DEVELOPING AN EMPLOYEE-OWNED ORGANIZATION

DEVELOPING AN EMPLOYEE-OWNED ORGANIZATION
Winston Riley
Winston Riley
Chief Executive Officer @ International Services Management | BPO Management

In this article I’ll explain the reason we decided to turn our company into an employee owned organization and what other leaders and business founders may want to consider, when thinking of building a company legacy based on giving back to the people who make your company what it is, your employees.

What is an Employee-Owned Company?
Employee ownership refers to an arrangement where no one person owns a majority of shares or holds control over an organization. An owner can grant workers stock shares or you can create a more elaborate business structure. You can form an employee-owned company during startup (which we hadn’t considered) or transition to it after owning your business for a while (which is how we’re doing it). Or creating a type of governance that gives voting privileges within a democratic system and letting that vote stand as policy. In this way, employee-owners have ownership decision-making ability.

Usually employee-ownership structures include one or more of the following concepts:

Members have governance rights, giving them control over operational or strategic decisions.
Employees own a substantial percentage of stock shares and benefit financially.
The business mission focuses on worker benefits.
Why ISM is transitioning to being employee owned
Here’s what is behind our decision to become an employee owned company.

First, it may be helpful to know that initially, when I started this company a few years ago, I did so by entering into a partnership with a large Filipino corporation. Now we’re independent and our only partners are our staff, management and by extension, our customers.

Our former business partner essentially ran the organizational side of the project management. We hired Filipino workers to do work for U.S. healthcare organizations. We had not yet expanded into offering other services besides within the healthcare industry.
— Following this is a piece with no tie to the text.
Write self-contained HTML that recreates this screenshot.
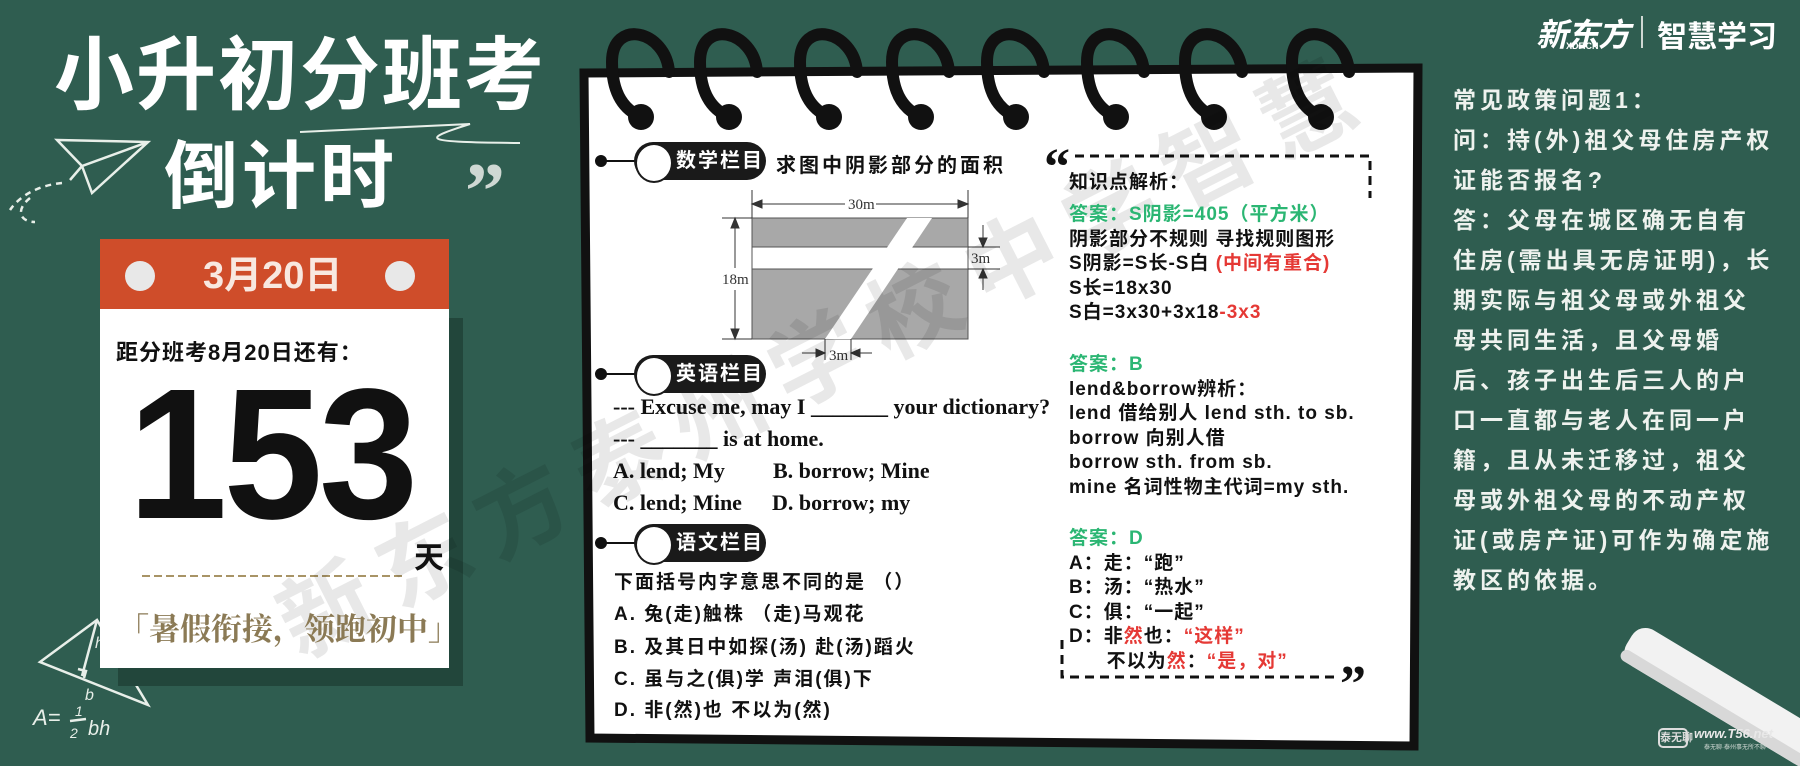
<!DOCTYPE html>
<html><head><meta charset="utf-8">
<style>
*{margin:0;padding:0;box-sizing:border-box}
body{width:1800px;height:766px;overflow:hidden;background:#2f5d50;position:relative;font-family:"Liberation Sans","Noto Sans CJK SC",sans-serif}
.a{position:absolute;white-space:nowrap}
.w{color:#fff}
.b{font-weight:bold}
.pill{position:absolute;height:38px;width:132px;background:#1a1a1a;border-radius:19px;color:#fff;font-weight:bold;font-size:20px;letter-spacing:2px;line-height:38px;padding-left:42px}
.pill:before{content:"";position:absolute;left:1px;top:1px;width:34px;height:36px;border-radius:50%;background:#fff;border:2px solid #1a1a1a}
.ck{font-family:"Liberation Sans","Noto Sans CJK SC",sans-serif;font-weight:bold;color:#111;font-size:19px;letter-spacing:2px}
.en{font-family:"Liberation Serif","Noto Serif CJK SC",serif;font-weight:bold;font-size:22px;color:#111}
.r{font-size:19px;font-weight:bold;color:#111;line-height:24.5px;letter-spacing:1px}
.g{color:#2bb673}.red{color:#e53935}
.rt{font-size:23px;font-weight:bold;color:#eef2ee;letter-spacing:4px;line-height:40px}
</style></head><body>
<svg class="a" style="left:0;top:0" width="1800" height="766">
 <g fill="none" stroke="#e8efe9" stroke-width="2.5">
  <path d="M57,140 L148,142 L92,193 L82,166 Z M57,140 L82,166 L148,142 M82,166 L70,180"/>
  <path d="M62,183 C40,185 20,195 10,210 M30,198 C15,210 20,222 35,222" stroke-dasharray="6 5"/>
  <path d="M300,132 C380,128 440,125 470,124 C420,140 420,142 520,143" stroke-width="2"/>
  <path d="M40,662 L97,620 L148,705 Z M97,620 L82,676 M78,669 L86,671 L84,678"/>
  <text x="85" y="700" fill="#e8efe9" stroke="none" font-size="16" font-style="italic">b</text>
  <text x="95" y="648" fill="#e8efe9" stroke="none" font-size="16" font-style="italic">h</text>
  <text x="33" y="725" fill="#e8efe9" stroke="none" font-size="22" font-style="italic">A=</text>
  <text x="75" y="716" fill="#e8efe9" stroke="none" font-size="14" font-style="italic">1</text>
  <path d="M70,721 L86,719"/>
  <text x="70" y="738" fill="#e8efe9" stroke="none" font-size="14" font-style="italic">2</text>
  <text x="88" y="735" fill="#e8efe9" stroke="none" font-size="20" font-style="italic">bh</text>
 </g>
 <rect x="118" y="318" width="345" height="368" fill="#22463b"/>
 <rect x="100" y="239" width="349" height="70" fill="#cf4d2a"/>
 <rect x="100" y="309" width="349" height="359" fill="#fff"/>
 <circle cx="140" cy="276" r="15" fill="#e8e8e8"/><circle cx="400" cy="276" r="15" fill="#e8e8e8"/>
 <line x1="142" y1="576" x2="406" y2="576" stroke="#a89466" stroke-width="2" stroke-dasharray="8 4"/>
 <text x="465" y="218" fill="#cfd8d3" font-size="80" font-family="Liberation Serif" font-weight="bold">”</text>
 <g transform="translate(1640,622) rotate(31)"><rect x="0" y="0" width="220" height="42" rx="16" fill="#f2f2f2"/><rect x="0" y="30" width="220" height="12" fill="#d8d8d8" rx="6"/></g>
 <polygon points="584,73 1418,68 1414,746 590,738" fill="#fff" stroke="#111" stroke-width="9"/>
 <g fill="none" stroke="#111" stroke-width="12" stroke-linecap="round">
  <path d="M669,72 C666,30 612,18 612,62 C612,95 625,110 641,117"/>
  <path d="M757,72 C754,30 700,18 700,62 C700,95 713,110 729,117"/>
  <path d="M857,72 C854,30 800,18 800,62 C800,95 813,110 829,117"/>
  <path d="M949,72 C946,30 892,18 892,62 C892,95 905,110 921,117"/>
  <path d="M1044,72 C1041,30 987,18 987,62 C987,95 1000,110 1016,117"/>
  <path d="M1144,72 C1141,30 1087,18 1087,62 C1087,95 1100,110 1116,117"/>
  <path d="M1242,72 C1239,30 1185,18 1185,62 C1185,95 1198,110 1214,117"/>
  <path d="M1349,72 C1346,30 1292,18 1292,62 C1292,95 1305,110 1321,117"/>
 </g>
 <g fill="#111"><circle cx="641" cy="117" r="13"/><circle cx="729" cy="117" r="13"/><circle cx="829" cy="117" r="13"/><circle cx="921" cy="117" r="13"/><circle cx="1016" cy="117" r="13"/><circle cx="1116" cy="117" r="13"/><circle cx="1214" cy="117" r="13"/><circle cx="1321" cy="117" r="13"/></g>
 <g fill="#111" stroke="#111" stroke-width="2">
  <circle cx="601" cy="161" r="5"/><line x1="601" y1="161" x2="636" y2="161"/>
  <circle cx="601" cy="374" r="5"/><line x1="601" y1="374" x2="636" y2="374"/>
  <circle cx="601" cy="543" r="5"/><line x1="601" y1="543" x2="636" y2="543"/>
 </g>
 <rect x="752" y="218" width="216" height="121" fill="#a8a8a8" stroke="#555" stroke-width="1"/>
 <rect x="752.5" y="247" width="215" height="22" fill="#fff"/>
 <line x1="752" y1="247" x2="968" y2="247" stroke="#555"/><line x1="752" y1="269" x2="968" y2="269" stroke="#555"/>
 <polygon points="907,218 932,218 851,339 825,339" fill="#fff"/>
 <g stroke="#333" stroke-width="1" fill="#333">
  <line x1="752" y1="190" x2="752" y2="218"/><line x1="968" y1="190" x2="968" y2="218"/>
  <line x1="755" y1="204" x2="845" y2="204"/><line x1="876" y1="204" x2="965" y2="204"/>
  <polygon points="752,204 762,200 762,208"/><polygon points="968,204 958,200 958,208"/>
  <line x1="722" y1="218" x2="752" y2="218"/><line x1="722" y1="339" x2="752" y2="339"/>
  <line x1="735" y1="221" x2="735" y2="268"/><line x1="735" y1="290" x2="735" y2="336"/>
  <polygon points="735,218 731,228 739,228"/><polygon points="735,339 731,329 739,329"/>
  <line x1="968" y1="247" x2="1000" y2="247"/><line x1="968" y1="269" x2="1000" y2="269"/>
  <line x1="983" y1="225" x2="983" y2="246"/><polygon points="983,247 979,238 987,238"/>
  <line x1="983" y1="270" x2="983" y2="290"/><polygon points="983,269 979,278 987,278"/>
  <line x1="825" y1="339" x2="825" y2="360"/><line x1="851" y1="339" x2="851" y2="360"/>
  <line x1="802" y1="353" x2="824" y2="353"/><polygon points="825,353 816,349 816,357"/>
  <line x1="852" y1="353" x2="872" y2="353"/><polygon points="851,353 860,349 860,357"/>
 </g>
 <g font-family="Liberation Serif" font-size="15" fill="#333">
  <text x="848" y="209">30m</text><text x="722" y="284">18m</text><text x="971" y="263">3m</text><text x="829" y="360">3m</text>
 </g>
 <g stroke="#111" stroke-width="3" fill="none" stroke-dasharray="9 6">
  <path d="M1075,156 L1370,156 L1370,198"/>
  <path d="M1062,640 L1062,677 L1336,677"/>
 </g>
 <text x="1044" y="184" font-size="52" font-weight="bold" fill="#111" font-family="Liberation Serif">“</text>
 <text x="1340" y="701" font-size="52" font-weight="bold" fill="#111" font-family="Liberation Serif">”</text>
 <text x="300" y="660" transform="rotate(-27 300 660)" font-size="92" font-weight="bold" fill="rgba(0,0,0,0.09)" font-family="Noto Sans CJK SC" letter-spacing="18">新东方泰州学校中学智慧</text>
</svg>

<div class="a w b" style="left:54px;top:28px;font-size:80px;letter-spacing:2px;line-height:96px">小升初分班考</div>
<div class="a w b" style="left:164px;top:132px;font-size:74px;letter-spacing:4px;line-height:90px">倒计时</div>

<div class="a w b" style="left:203px;top:254px;font-size:38px;line-height:44px;color:#f8e8e0">3月20日</div>
<div class="a b" style="left:116px;top:335px;font-size:22px;letter-spacing:1px;color:#111">距分班考8月20日还有：</div>
<div class="a b" style="left:128px;top:362px;font-size:186px;line-height:186px;letter-spacing:-4px;color:#111;font-family:'Liberation Sans',sans-serif;transform:scaleX(0.96);transform-origin:left">153</div>
<div class="a b" style="left:414px;top:533px;font-size:30px;color:#111">天</div>
<div class="a" style="left:118px;top:604px;font-size:31px;color:#8b7a55;font-family:'Liberation Serif','Noto Serif CJK SC',serif;font-weight:bold">「暑假衔接，领跑初中」</div>

<div class="pill" style="left:634px;top:142px">数学栏目</div>
<div class="a ck" style="left:776px;top:149px;font-size:20px;letter-spacing:3px">求图中阴影部分的面积</div>

<div class="pill" style="left:634px;top:355px">英语栏目</div>
<div class="a en" style="left:613px;top:394px">--- Excuse me, may I _______ your dictionary?</div>
<div class="a en" style="left:613px;top:426px">--- _______ is at home.</div>
<div class="a en" style="left:613px;top:458px">A. lend; My</div><div class="a en" style="left:773px;top:458px">B. borrow; Mine</div>
<div class="a en" style="left:613px;top:490px">C. lend; Mine</div><div class="a en" style="left:772px;top:490px">D. borrow; my</div>

<div class="pill" style="left:634px;top:524px">语文栏目</div>
<div class="a ck" style="left:614px;top:567px">下面括号内字意思不同的是 （）</div>
<div class="a ck" style="left:614px;top:599px">A. 兔(走)触株 （走)马观花</div>
<div class="a ck" style="left:614px;top:632px">B. 及其日中如探(汤) 赴(汤)蹈火</div>
<div class="a ck" style="left:614px;top:664px">C. 虽与之(俱)学 声泪(俱)下</div>
<div class="a ck" style="left:614px;top:695px">D. 非(然)也 不以为(然)</div>

<div class="a r" style="left:1069px;top:171px">知识点解析：</div>
<div class="a r" style="left:1069px;top:203px"><span class="g">答案：S阴影=405（平方米）</span><br>阴影部分不规则 寻找规则图形<br>S阴影=S长-S白 <span class="red">(中间有重合)</span><br>S长=18x30<br>S白=3x30+3x18<span class="red">-3x3</span></div>
<div class="a r" style="left:1069px;top:353px"><span class="g">答案：B</span><br>lend&amp;borrow辨析：<br>lend 借给别人 lend sth. to sb.<br>borrow 向别人借<br>borrow sth. from sb.<br>mine 名词性物主代词=my sth.</div>
<div class="a r" style="left:1069px;top:527px"><span class="g">答案：D</span><br>A：走：“跑”<br>B：汤：“热水”<br>C：俱：“一起”<br>D：非<span class="red">然</span>也：<span class="red">“这样”</span><br>&nbsp;&nbsp;&nbsp;&nbsp;&nbsp;&nbsp;不以为<span class="red">然</span>：<span class="red">“是，对”</span></div>

<div class="a rt" style="left:1453px;top:80px">常见政策问题1：<br>问：持(外)祖父母住房产权<br>证能否报名?<br>答：父母在城区确无自有<br>住房(需出具无房证明)，长<br>期实际与祖父母或外祖父<br>母共同生活，且父母婚<br>后、孩子出生后三人的户<br>口一直都与老人在同一户<br>籍，且从未迁移过，祖父<br>母或外祖父母的不动产权<br>证(或房产证)可作为确定施<br>教区的依据。</div>

<div class="a w b" style="left:1536px;top:10px;font-size:32px;font-style:italic;letter-spacing:-1px">新东方</div>
<div class="a w b" style="left:1566px;top:41px;font-size:9px">XDF.CN</div>
<div class="a" style="left:1641px;top:16px;width:2px;height:32px;background:#cfd8d3"></div>
<div class="a w b" style="left:1657px;top:12px;font-size:30px">智慧学习</div>

<div class="a" style="left:1658px;top:728px;width:30px;height:20px;border:2px solid #ddd;border-radius:5px;color:#ddd;font-size:11px;line-height:16px;text-align:center;font-weight:bold">泰无聊</div>
<div class="a b" style="left:1694px;top:726px;font-size:13px;font-style:italic;color:#e8e8e8">www.T56.net</div>
<div class="a" style="left:1704px;top:742px;font-size:6px;color:#cfd8d3">泰无聊·泰州事无所不聊</div>
</body></html>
At that time, I was barely educated about the labor pool of the Philippines, or for that matter, with very little knowledge of their cultural conditions, both as citizens, and as employees, as parents, and as care-givers to their parents.

I had no real understanding of the great hardship to survive in the Philippines with a very harsh economic climate, where workers generally make far less than American workers. Regardless of profession or industry, often even when the Filipino worker is better trained with additional skills, there is a great divide between salaries of American workers vs. Filipino employees. I had not even learned yet that, in spite of earning far less than workers in the West, Filipino workers tend to maintain a humble attitude and hold their employer in great esteem.

Within less than a year, I fully grasped the hardship that Filipino citizens must endure. Life is not only difficult because of the incredibly high rate of poverty, but because the conditions they must endure, beyond their low wages, is shocking. Most Americans will never know how extremely lucky we are to be born and raised with true freedom and liberty and access to a living standard that far exceeds what over 90% of the Filipino population can only dream about.

But beyond my relatively naive understanding of the “plight” of the Filipino worker, I was also constrained by my own reluctance to be transparent about our business model. . What we did was hire Filipino workers but what we said was, “we outsource staff positions.” It is a subtle difference, but my own reluctance was based on my fear that employers hold it to be “anti-American” to hire workers in foreign lands.

I’ve learned now that in all cases, it is better to be straight forward in your messaging. We hire Filipino workers. Or I should say, we source extremely gifted and well trained and educated Filipino workers to help US companies and US businesspeople. But there is more to the “sales proposition,” than just reduced costs. But those other benefits will be better discussed in other articles. My point is that to arrive at the decision to transition to an employee-owned organization has been an evolving process, with many factors.

Give more than Credit. Share the Wealth
The principle reason to transition to an employee-owned organization is to be a better company, to be a stronger company. It isn’t simply a principle of morality, though that is an organic circumstance that compliments the decision. It is truly an economic process. The company equity and income is diverted and shared. Instead of the typical model of a corporation where either the stock-holders or the company founding principles reap most of the financial rewards and salaries are “just a number” on a spreadsheet, and considered as the biggest expense to a company.

In our employee owned model we have created a structure with generous sharing of both income and company ownership.

A business founder, such as myself will need to do a lot of soul searching because it requires letting go. If you own less than half of the voting shares, it means that the rest of the owners could circumvent your decisions and essentially go against your vision and plan. So, in designing an employee-owned structure, you need to “rethink” your position.

Instead of being “the man,” you need to be the coach. You need to seek deep wisdom, with true empathy. You need to really know your staff and you especially need to encourage management and staff to lead and develop the company. You need to be ready to step back, almost watch with binoculars with your hands tied behind your back.

You need to trust and you need to encourage and compliment and love.